Execrable: Gate 2: The Trespassers
Directed by Tibor Takács
Written by Michael Nankin
Produced by Andras Hamori, H. Gordon Woodside, Peter Bray, John Kemeny
Starring Louis Tripp, Pamela Segall, James Villemaire, Simon Reynolds, Neil Munro
Lightning hardly struck twice for Takács and Nankin, bankrolled with well over twice The Gate's budget to miscreate this charmless, plodding flop, which earned not a thirteenth of the preceding hit's passing yet profitable box office returns when finally released first to European, then American theaters a few years after its completion. Spurred by curiosity and discontent with his father (Munro), a widowed, stereotypically alcoholic aviator, the unsightly nerd (Tripp) from the first flick stupidly opens the transdimensional passage through which his suburb was terrorized a couple years anterior.
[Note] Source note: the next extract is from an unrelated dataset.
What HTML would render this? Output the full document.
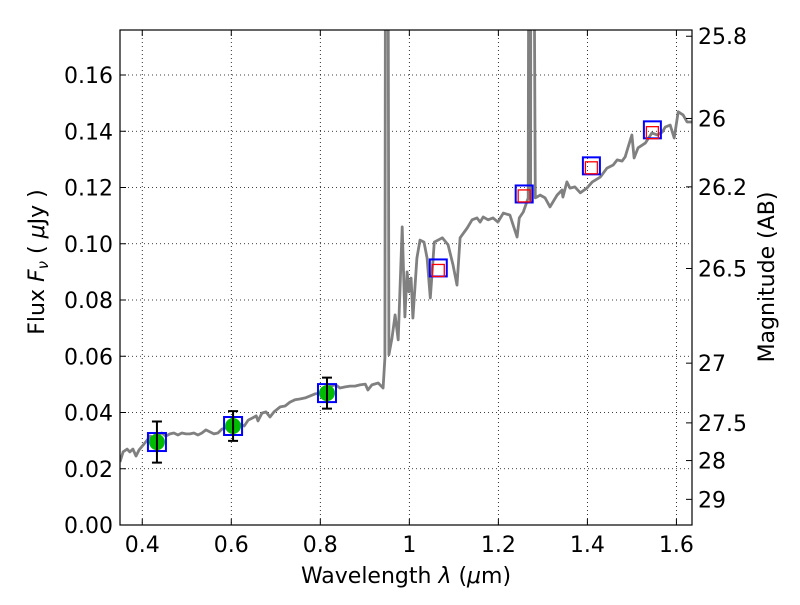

As every disaster resulting is worsened by the follies of an interloping, shiftless punk (Villemaire) and his brainless buddy (Reynolds), the former's cute, inexplicable girlfriend gravitates to Tripp's geeky amateur magus. Some decent stop-motion and makeup effects imaging one of the many monstrous little minions who harried Stephen Dorff in the prior picture and some larger counterparts are squandered on a senseless script that enlarges trifold a plot fit for a half-hour with asinine antics and asides. Tripp was scarcely satisfactory when paired with Dorff, and hasn't the personality or proficiency to carry the lead of a sitcom episode, much less a feature. Still, he's tolerable compared to Villemaire and Reynolds, who enhance their churlish cretins with the most peeving possible performances. Only Segall exudes any amenity whatever (just enough to salvage her close-ups); given her love interests, hers seems almost a doughty effort. This movie's as much a waste of any viewer's time as it was its production's resources; avoid it scrupulously.